Once the resources for strength and resilience have been identified, a gradual revisiting of the traumatic memories can take place. This stage of the process, known as titration, allows clients to slowly accept the memory and the associated feelings. The process is gradual to prevent overwhelm and retraumatization.

As the memories are revisited, the trained SE therapist will witness and track the clients sensations and physicality, such as a change in breathing, postural shifts, or a change in tone of voice. The client collaborates with the therapist by informing them about invisible sensations, like a change in body temperature or a dizzy feeling.[3]

When sensations arise, clients may respond by shaking, trembling, or crying. There may be muscular tightening, clenching of hands, clenching of the jaw. These phenomena are considered to be a release of the frozen energy, and are encouraged. At the same time, the therapist will help the client come to a calmer state by encouraging the use of the cultivated resources at the beginning of therapy[4]. Over time, the movement from activation to calm becomes a lot smoother, and further exploration can take place.

 

What are the Benefits of Somatic Experiencing?

 Somatic Experiencing offers a range of benefits to clients who have experienced trauma, such as child abuse, neglect, sexual abuse, violence, natural disasters, or motor vehicle accidents.

Following a course of SE therapy, clients may experience[5]:

  • A greater sense of self
  • Increased confidence
  • Reduction in PTSD symptoms
  • Improved concentration
  • Improved relationship with one’s body

Unresolved trauma permeates into all aspects of our lives. It can lead to a host of disruptive and inhibitive physical and psychological symptoms that get in the way of us being able to fully live our lives. With Somatic Experiencing, clients can find that healthy functioning is restored, and maladaptive behaviours, or survival strategies, can be reduced. Ultimately, Somatic Experiencing helps clients find balance and regulation in their nervous system, which is integral to leading a healthy life.

 

Sources:

[1] McCorry, Laurie Kelly. “Physiology of the autonomic nervous system.” American journal of pharmaceutical education vol. 71,4 (2007): 78. doi:10.5688/aj710478

[2] Selye H. The Stress of Life. New York: McGraw-Hill; 1956.
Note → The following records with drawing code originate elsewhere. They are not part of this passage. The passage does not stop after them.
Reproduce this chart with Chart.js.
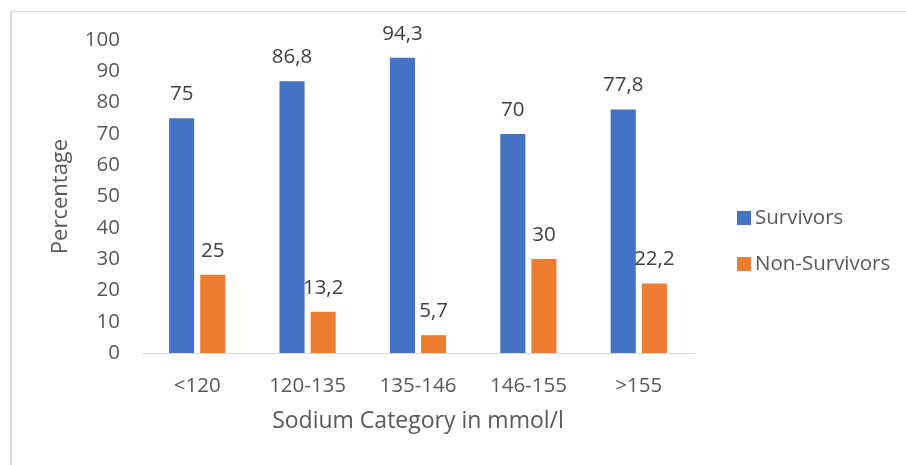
<!DOCTYPE html>
<html>
<head>
<meta charset="utf-8">
<script src="https://cdn.jsdelivr.net/npm/chart.js@4"></script>
<style>
  html, body { margin: 0; padding: 0; background: #fff; }
  #wrap { position: relative; width: 906px; height: 465px; overflow: hidden; }
  #frame { position: absolute; left: 10px; top: 11px; width: 900px; height: 460px;
           border-top: 1px solid #d9d9d9; border-left: 2px solid #d9d9d9; pointer-events: none; }
  canvas { position: absolute; left: 0; top: 0; }
</style>
</head>
<body>
<div id="wrap">
  <canvas id="c" width="906" height="465"></canvas>
  <div id="frame"></div>
</div>
<script>
// Sodium categories (mmol/l) and outcome percentages
const categories = ['<120', '120-135', '135-146', '146-155', '>155'];
const survivors = [75, 86.8, 94.3, 70, 77.8];
const nonSurvivors = [25, 13.2, 5.7, 30, 22.2];
const yTicks = [0, 10, 20, 30, 40, 50, 60, 70, 80, 90, 100];

const FONT = '"Open Sans", "Liberation Sans", sans-serif';
const TEXT = '#595959';

const fmt = v => String(v).replace('.', ',');

// Value labels above each bar, decimal comma
const valueLabels = {
  id: 'valueLabels',
  afterDatasetsDraw(chart) {
    const ctx = chart.ctx;
    ctx.save();
    ctx.font = '20.5px ' + FONT;
    ctx.fillStyle = '#404040';
    ctx.textAlign = 'center';
    ctx.textBaseline = 'middle';
    chart.data.datasets.forEach((ds, i) => {
      chart.getDatasetMeta(i).data.forEach((bar, j) => {
        ctx.fillText(fmt(ds.data[j]), bar.x, bar.y - 24);
      });
    });
    ctx.restore();
  }
};

// Legend block to the right of the plot
const sideLegend = {
  id: 'sideLegend',
  afterDraw(chart) {
    const ctx = chart.ctx;
    ctx.save();
    ctx.font = '20.5px ' + FONT;
    ctx.textBaseline = 'middle';
    ctx.textAlign = 'left';
    const x = 737, y0 = 218, step = 46;
    chart.data.datasets.forEach((ds, i) => {
      const y = y0 + i * step;
      ctx.fillStyle = ds.backgroundColor;
      ctx.fillRect(x, y - 7, 14, 14);
      ctx.fillStyle = TEXT;
      ctx.fillText(ds.label, x + 18, y);
    });
    ctx.restore();
  }
};

new Chart(document.getElementById('c'), {
  type: 'bar',
  data: {
    labels: categories,
    datasets: [
      { label: 'Survivors', data: survivors, backgroundColor: '#4472C4',
        categoryPercentage: 0.564, barPercentage: 0.806 },
      { label: 'Non-Survivors', data: nonSurvivors, backgroundColor: '#ED7D31',
        categoryPercentage: 0.564, barPercentage: 0.806 }
    ]
  },
  options: {
    responsive: false,
    animation: false,
    events: [],
    layout: { padding: { left: 40, right: 212, top: 40, bottom: 30 } },
    plugins: { legend: { display: false }, tooltip: { enabled: false } },
    scales: {
      x: {
        grid: { display: false, drawTicks: false },
        border: { display: true, color: '#d9d9d9', width: 1 },
        ticks: { color: TEXT, font: { family: FONT, size: 20.5 }, padding: 21 },
        title: { display: true, text: 'Sodium Category in mmol/l', color: TEXT,
                 font: { family: FONT, size: 23 }, padding: { top: 0, bottom: 0 } },
        afterFit(scale) { scale.height = 465 - 353 - 30; }
      },
      y: {
        min: 0, max: 100,
        afterBuildTicks(scale) { scale.ticks = yTicks.map(v => ({ value: v })); },
        grid: { display: false, drawTicks: false },
        border: { display: false },
        ticks: { color: TEXT, font: { family: FONT, size: 20.5 }, padding: 22 },
        title: { display: true, text: 'Percentage', color: TEXT,
                 font: { family: FONT, size: 22 }, padding: { top: 8, bottom: 0 } },
        afterFit(scale) { scale.width = 142 - 40; }
      }
    }
  },
  plugins: [valueLabels, sideLegend]
});
</script>
</body>
</html>
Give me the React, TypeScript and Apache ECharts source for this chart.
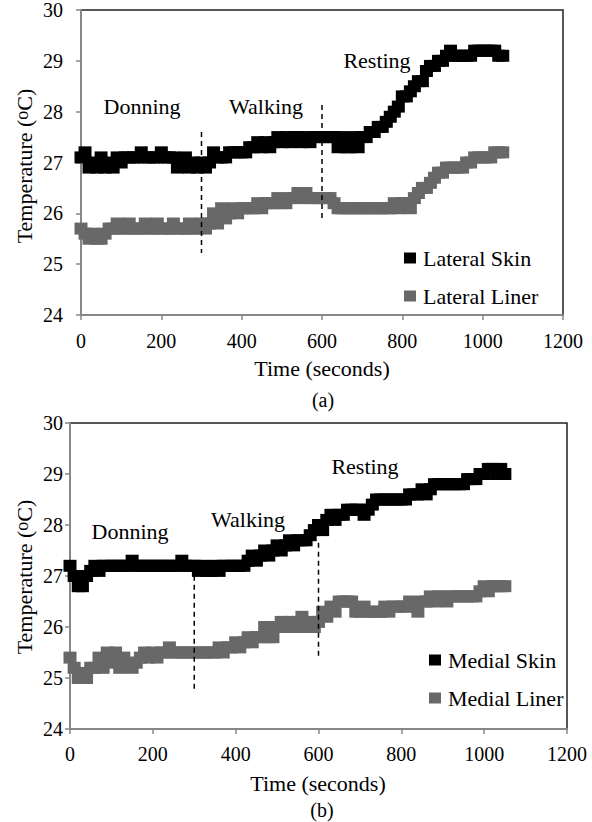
import React, { useEffect, useRef } from "react";
import * as echarts from "echarts";

const TIME = [
  0, 10, 20, 30, 40, 50, 60, 70, 80, 90, 100, 110, 120, 130, 140, 150, 160, 170, 180, 190,
  200, 210, 220, 230, 240, 250, 260, 270, 280, 290, 300, 310, 320, 330, 340, 350, 360, 370, 380, 390,
  400, 410, 420, 430, 440, 450, 460, 470, 480, 490, 500, 510, 520, 530, 540, 550, 560, 570, 580, 590,
  600, 610, 620, 630, 640, 650, 660, 670, 680, 690, 700, 710, 720, 730, 740, 750, 760, 770, 780, 790,
  800, 810, 820, 830, 840, 850, 860, 870, 880, 890, 900, 910, 920, 930, 940, 950, 960, 970, 980, 990,
  1000, 1010, 1020, 1030, 1040, 1050,
];

const LATERAL_SKIN = [
  27.1, 27.2, 26.9, 27.0, 26.9, 27.1, 26.9, 27.0, 26.9, 27.1, 27.0, 27.1, 27.1, 27.1, 27.1, 27.2, 27.1, 27.1, 27.1, 27.1,
  27.2, 27.1, 27.1, 27.1, 26.9, 27.0, 27.1, 26.9, 27.0, 26.9, 27.0, 26.9, 27.0, 27.2, 27.1, 27.1, 27.1, 27.2, 27.2, 27.2,
  27.2, 27.2, 27.3, 27.3, 27.4, 27.3, 27.4, 27.3, 27.4, 27.5, 27.4, 27.5, 27.4, 27.5, 27.5, 27.4, 27.5, 27.4, 27.5, 27.5,
  27.5, 27.5, 27.5, 27.5, 27.3, 27.5, 27.3, 27.3, 27.5, 27.3, 27.5, 27.5, 27.6, 27.6, 27.7, 27.7, 27.8, 27.9, 28.0, 28.1,
  28.3, 28.3, 28.4, 28.5, 28.6, 28.6, 28.8, 28.9, 28.9, 29.0, 29.0, 29.1, 29.2, 29.1, 29.1, 29.1, 29.1, 29.1, 29.2, 29.2,
  29.2, 29.2, 29.2, 29.2, 29.1, 29.1,
];

const LATERAL_LINER = [
  25.7, 25.6, 25.5, 25.6, 25.5, 25.5, 25.6, 25.7, 25.7, 25.8, 25.7, 25.7, 25.8, 25.7, 25.7, 25.7, 25.8, 25.7, 25.7, 25.8,
  25.7, 25.7, 25.7, 25.8, 25.7, 25.7, 25.7, 25.8, 25.7, 25.7, 25.8, 25.7, 25.8, 26.0, 25.8, 26.1, 25.9, 26.0, 26.1, 26.0,
  26.1, 26.1, 26.1, 26.1, 26.2, 26.1, 26.2, 26.2, 26.2, 26.3, 26.2, 26.2, 26.3, 26.3, 26.4, 26.3, 26.4, 26.3, 26.3, 26.3,
  26.3, 26.3, 26.3, 26.2, 26.1, 26.1, 26.1, 26.1, 26.1, 26.1, 26.1, 26.1, 26.1, 26.1, 26.1, 26.1, 26.1, 26.1, 26.2, 26.1,
  26.2, 26.2, 26.1, 26.3, 26.4, 26.5, 26.5, 26.6, 26.7, 26.8, 26.8, 26.9, 26.9, 26.9, 26.9, 26.9, 27.0, 27.0, 27.1, 27.1,
  27.1, 27.1, 27.1, 27.2, 27.2, 27.2,
];

const MEDIAL_SKIN = [
  27.2, 27.0, 26.8, 26.8, 27.0, 27.1, 27.2, 27.1, 27.2, 27.2, 27.2, 27.2, 27.2, 27.2, 27.2, 27.3, 27.2, 27.2, 27.2, 27.2,
  27.2, 27.2, 27.2, 27.2, 27.2, 27.2, 27.2, 27.3, 27.2, 27.2, 27.2, 27.1, 27.2, 27.1, 27.1, 27.2, 27.1, 27.2, 27.2, 27.2,
  27.2, 27.2, 27.2, 27.3, 27.4, 27.3, 27.4, 27.5, 27.4, 27.5, 27.6, 27.5, 27.6, 27.7, 27.6, 27.7, 27.7, 27.7, 27.8, 27.9,
  28.0, 27.9, 28.1, 28.2, 28.1, 28.2, 28.2, 28.3, 28.3, 28.3, 28.3, 28.2, 28.3, 28.4, 28.5, 28.5, 28.5, 28.5, 28.5, 28.5,
  28.5, 28.5, 28.6, 28.6, 28.6, 28.7, 28.6, 28.7, 28.8, 28.8, 28.8, 28.8, 28.8, 28.8, 28.8, 28.8, 28.9, 28.9, 28.9, 29.0,
  29.0, 29.1, 29.1, 29.0, 29.1, 29.0,
];

const MEDIAL_LINER = [
  25.4, 25.2, 25.0, 25.1, 25.0, 25.2, 25.2, 25.4, 25.2, 25.5, 25.3, 25.5, 25.2, 25.4, 25.3, 25.2, 25.3, 25.4, 25.5, 25.4,
  25.5, 25.4, 25.5, 25.5, 25.6, 25.5, 25.5, 25.5, 25.5, 25.5, 25.5, 25.5, 25.5, 25.5, 25.5, 25.5, 25.6, 25.5, 25.6, 25.6,
  25.7, 25.6, 25.7, 25.8, 25.7, 25.8, 25.8, 26.0, 25.8, 25.8, 26.0, 26.1, 26.0, 26.1, 26.0, 26.1, 26.2, 26.0, 26.1, 26.0,
  26.1, 26.3, 26.2, 26.4, 26.3, 26.5, 26.5, 26.5, 26.5, 26.3, 26.3, 26.4, 26.3, 26.3, 26.3, 26.3, 26.4, 26.3, 26.4, 26.4,
  26.4, 26.4, 26.5, 26.4, 26.3, 26.5, 26.5, 26.6, 26.5, 26.6, 26.6, 26.5, 26.6, 26.6, 26.6, 26.6, 26.6, 26.6, 26.6, 26.7,
  26.8, 26.7, 26.8, 26.8, 26.8, 26.8,
];

// phase dividers: [time, upper temperature, lower temperature]
const DIVIDERS_A = [
  [300, 27.6, 25.22],
  [600, 28.13, 25.9],
];
const DIVIDERS_B = [
  [300, 27.18, 24.75],
  [600, 27.65, 25.41],
];

const PHASES = ["Donning", "Walking", "Resting"];
const SERIES_NAMES_A = ["Lateral Skin", "Lateral Liner"];
const SERIES_NAMES_B = ["Medial Skin", "Medial Liner"];
const PANEL_LABELS = ["(a)", "(b)"];
const X_MIN = 0, X_MAX = 1200, X_STEP = 200;
const Y_MIN = 24, Y_MAX = 30, Y_STEP = 1;
const X_TITLE = "Time (seconds)";

const FONT = "Liberation Serif";
const SKIN_COLOR = "#000000";
const LINER_COLOR = "#686868";
const AXIS_COLOR = "#878787";

function pairs(values: number[]) {
  return values.map((v, i) => [TIME[i], v]);
}

export default function App() {
  const ref = useRef<HTMLDivElement>(null);

  useEffect(() => {
    if (!ref.current) return;
    const chart = echarts.init(ref.current, null, { renderer: "svg" });

    const grids = [
      { left: 81, top: 10, width: 482, height: 305 },
      { left: 70, top: 423, width: 497, height: 306 },
    ];
    const yLabelMargins = [18, 7];
    const xLabelMargins = [16, 15];

    const xAxes = grids.map((_, i) => ({
      type: "value",
      gridIndex: i,
      min: X_MIN,
      max: X_MAX,
      interval: X_STEP,
      splitLine: { show: false },
      axisLine: { show: true, lineStyle: { color: AXIS_COLOR, width: 2 } },
      axisTick: { show: true, length: 5, lineStyle: { color: AXIS_COLOR, width: 1.5 } },
      axisLabel: {
        color: "#000",
        fontFamily: FONT,
        fontSize: 20,
        margin: xLabelMargins[i],
        formatter: (v: number) => String(v),
      },
    }));

    const yAxes = grids.map((_, i) => ({
      type: "value",
      gridIndex: i,
      min: Y_MIN,
      max: Y_MAX,
      interval: Y_STEP,
      splitLine: { show: false },
      axisLine: { show: true, lineStyle: { color: AXIS_COLOR, width: 2 } },
      axisTick: { show: true, length: 5, lineStyle: { color: AXIS_COLOR, width: 1.5 } },
      axisLabel: {
        color: "#000",
        fontFamily: FONT,
        fontSize: 20,
        margin: yLabelMargins[i],
        formatter: (v: number) => String(v),
      },
    }));

    const dataSets = [
      { names: SERIES_NAMES_A, skin: LATERAL_SKIN, liner: LATERAL_LINER, dividers: DIVIDERS_A },
      { names: SERIES_NAMES_B, skin: MEDIAL_SKIN, liner: MEDIAL_LINER, dividers: DIVIDERS_B },
    ];

    const series: any[] = [];
    dataSets.forEach((ds, i) => {
      series.push({
        type: "scatter",
        name: ds.names[0],
        xAxisIndex: i,
        yAxisIndex: i,
        symbol: "rect",
        symbolSize: [13, 12],
        itemStyle: { color: SKIN_COLOR, opacity: 1 },
        data: pairs(ds.skin),
        z: 3,
      });
      series.push({
        type: "scatter",
        name: ds.names[1],
        xAxisIndex: i,
        yAxisIndex: i,
        symbol: "rect",
        symbolSize: [13, 12],
        itemStyle: { color: LINER_COLOR, opacity: 1 },
        data: pairs(ds.liner),
        z: 3,
      });
      ds.dividers.forEach((d) => {
        series.push({
          type: "line",
          xAxisIndex: i,
          yAxisIndex: i,
          showSymbol: false,
          symbol: "none",
          lineStyle: { color: "#000", width: 1.5, type: [5, 4] },
          data: [
            [d[0], d[1]],
            [d[0], d[2]],
          ],
          z: 4,
          silent: true,
        });
      });
    });

    const legendCommon = {
      orient: "vertical",
      icon: "rect",
      itemWidth: 12,
      itemHeight: 11,
      itemGap: 16,
      padding: 0,
      textStyle: {
        color: "#000",
        fontFamily: FONT,
        fontSize: 22,
        lineHeight: 22,
        padding: [0, 0, 0, 2],
      },
    };

    const titleStyle = { fill: "#000", fontFamily: FONT, fontSize: 22 };
    const text = (t: string, x: number, y: number, extra: any = {}) => ({
      type: "text",
      x,
      y,
      style: { ...titleStyle, text: t, align: "center", verticalAlign: "middle", ...extra },
    });

    const yTitle = (x: number, y: number) => ({
      type: "text",
      x,
      y,
      rotation: Math.PI / 2,
      style: {
        text: "Temperature ({s|o}C)",
        fill: "#000",
        fontFamily: FONT,
        fontSize: 22,
        align: "center",
        verticalAlign: "middle",
        rich: {
          s: { fontFamily: FONT, fontSize: 18, verticalAlign: "top", fill: "#000" },
        },
      },
    });

    chart.setOption({
      animation: false,
      backgroundColor: "#ffffff",
      grid: grids.map((g) => ({
        ...g,
        show: true,
        borderColor: "#222",
        borderWidth: 1.5,
        backgroundColor: "transparent",
      })),
      xAxis: xAxes,
      yAxis: yAxes,
      legend: [
        { ...legendCommon, data: SERIES_NAMES_A, left: 404, top: 247 },
        { ...legendCommon, data: SERIES_NAMES_B, left: 429, top: 649 },
      ],
      series,
      graphic: [
        yTitle(24, 166),
        yTitle(24, 577),
        text(X_TITLE, 322, 368),
        text(X_TITLE, 318, 783),
        text(PANEL_LABELS[0], 323, 400, { fontSize: 20 }),
        text(PANEL_LABELS[1], 322, 810, { fontSize: 20 }),
        text(PHASES[0], 142, 106),
        text(PHASES[1], 266, 106),
        text(PHASES[2], 377, 60),
        text(PHASES[0], 130, 531),
        text(PHASES[1], 248, 519),
        text(PHASES[2], 365, 466),
      ],
    });

    return () => chart.dispose();
  }, []);

  return (
    <div
      ref={ref}
      style={{ position: "absolute", left: 0, top: 0, width: 592, height: 822, background: "#fff" }}
    />
  );
}
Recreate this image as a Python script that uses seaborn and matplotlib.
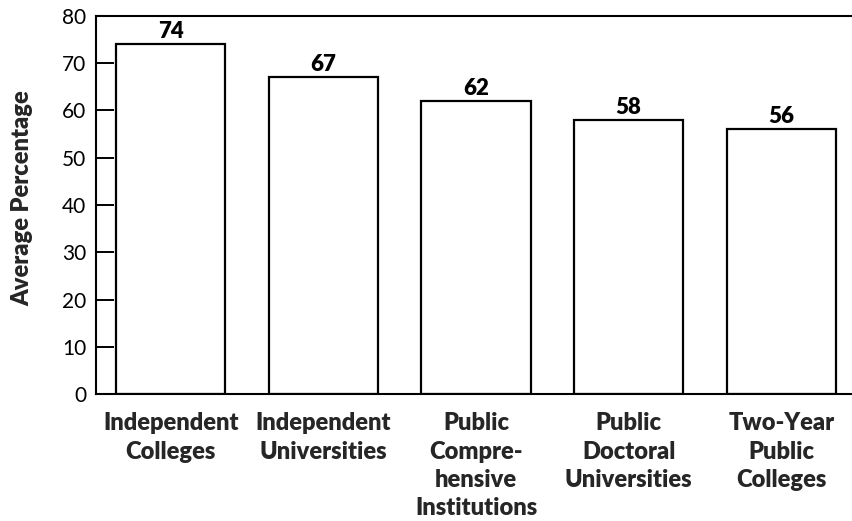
import matplotlib
matplotlib.use("Agg")
import matplotlib.pyplot as plt
import seaborn as sns
import pandas as pd

categories = ["Independent\nColleges", "Independent\nUniversities",
              "Public\nCompre-\nhensive\nInstitutions",
              "Public\nDoctoral\nUniversities", "Two-Year\nPublic\nColleges"]
values = [74, 67, 62, 58, 56]
yticks = [0, 10, 20, 30, 40, 50, 60, 70, 80]

sns.set_theme(style="white")
plt.rcParams['font.family'] = ['Lato', 'DejaVu Sans']

df = pd.DataFrame({"cat": categories, "val": values})

fig = plt.figure(figsize=(8.53, 5.21), dpi=100)
ax = fig.add_axes([96/853, 1-394/521, 1-96/853, (394-16)/521])

sns.barplot(data=df, x="cat", y="val", ax=ax, color="white",
            edgecolor="black", linewidth=1.6, width=0.715, saturation=1)

for i, v in enumerate(values):
    ax.text(i, v + 0.5, str(v), ha="center", va="bottom",
            fontsize=16, fontweight="heavy", color="black")

ax.set_ylim(0, 80)
ax.set_xlim(-0.49, 4.47)
ax.set_yticks(yticks)
ax.set_yticklabels([str(t) for t in yticks], fontsize=15)
ax.tick_params(axis="y", direction="in", length=13, width=1.4, pad=7,
               left=True, colors="black")
ax.tick_params(axis="x", length=0, pad=13)
for lab in ax.get_xticklabels():
    lab.set_fontsize(17)
    lab.set_fontweight("heavy")
    lab.set_linespacing(1.36)
    lab.set_verticalalignment("top")
ax.set_xlabel("")
ax.set_ylabel("Average Percentage", fontsize=17, fontweight="heavy")
ax.yaxis.label.set_verticalalignment("center")
ax.yaxis.set_label_coords((22 - 96) / 757, (394 - 198) / 378)

for s in ["left", "top", "bottom"]:
    ax.spines[s].set_visible(True)
    ax.spines[s].set_color("black")
    ax.spines[s].set_linewidth(1.5)
ax.spines["right"].set_visible(False)

fig.savefig("out.png", dpi=100)
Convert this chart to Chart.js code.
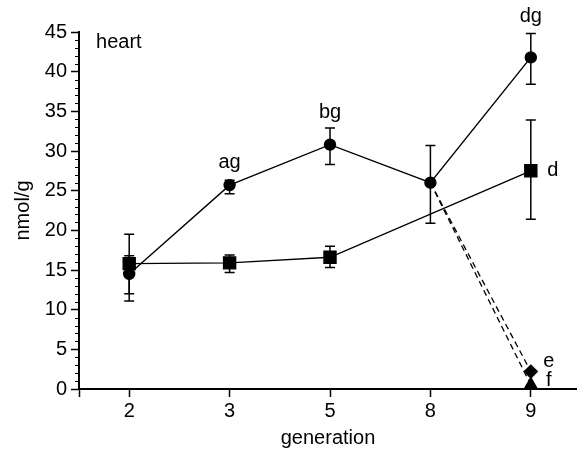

[3] Healthline. n.d. Somatic Experiencing: How It Can Help You. [online] Available at: <https://www.healthline.com/health/somatic-experiencing#considerations> [Accessed 25 June 2020].

[4] Healthline. n.d. Somatic Experiencing: How It Can Help You. [online] Available at: <https://www.healthline.com/health/somatic-experiencing#considerations> [Accessed 25 June 2020].

[5] Khan, K., 2018. How Somatic Therapy Can Help Patients Suffering From Psychological Trauma. [online] World of Psychology. Available at: <https://psychcentral.com/blog/how-somatic-therapy-can-help-patients-suffering-from-psychological-trauma/#:~:text=Somatic%20therapy%20offers%20a%20variety,a%20heightened%20ability%20to%20concentrate.> [Accessed 5 August 2020].